Like I mentioned many times before, a super dense mesh of super
intelligent, frequency agile (across Gigahertz of spectrum) cognitive
radios that cost a few dollars or less to make could make it possible
to beat out fiber. But we'll probably have nanotech or arfid clouds
that connect us all via telepathy before that (See http://www.rudyrucker.com/postsingular/
  :-)

In the meantime wireless will still have to compete with fiber.

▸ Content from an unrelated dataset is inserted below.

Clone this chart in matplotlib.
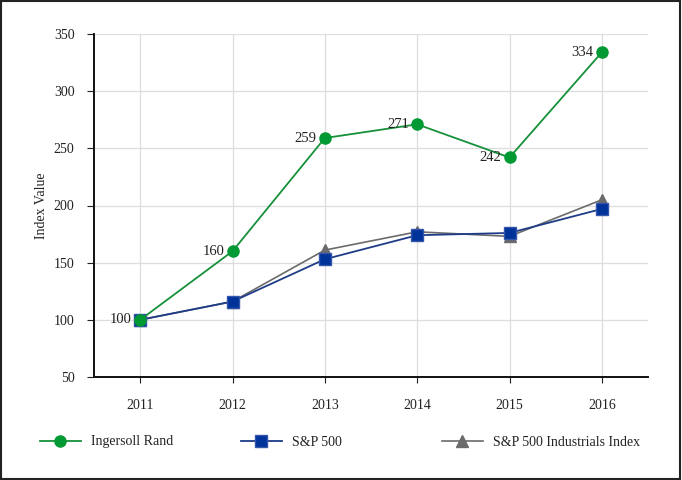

In any case, both Fiber and Wireless are blocked by oligopolies that
are in bed with the regulators.

If that regulator / oligopoly blockade was broken, fiber is going to
deliver more for less than wireless for suburban/urban environments
anytime in the next decade.

So we still need to figure out how to create the economic/political
entity that can bypass the Telco/CableCo Oligopoly. Wireless is not
going to give us a technological magic wand to do that.

Rob

On Jul 26, 2008, at 11:00 AM, Dewayne Hendricks wrote:


On Jul 26, 2008, at 10:47 AM, Brett Glass wrote:

Now I'm all for breaking  up spectrum and last mile monopolies, but
wireless won't be the way to do it any time soon.

I repeat: I could do it now. I see that you've copied Dewayne on this
thread; he knows enough of the physics to confirm that it is not only
feasible but easier than designing, say, a good 802.11a chipset. Get
me some capital and some spectrum and I can do it.

      I go along with Brett's comments here.  Everything he says is quite
feasible.  Amateur radio (aka hams) has been doing wondrous things
in micro and milli meter wave for years now.  Its one of the areas
where you can still build your own equipment, like Brett suggests.
It would be fairly easy to ramp a design up to low cost production.
      He's also correct about the spectrum issue.  If the spectrum was
there, so would be the capital to put it to use, which would also
drive the development of better technology.

-- Dewayne

––––––––––––––––––––––––––––––
Robert J. Berger - Internet Bandwidth Development, LLC.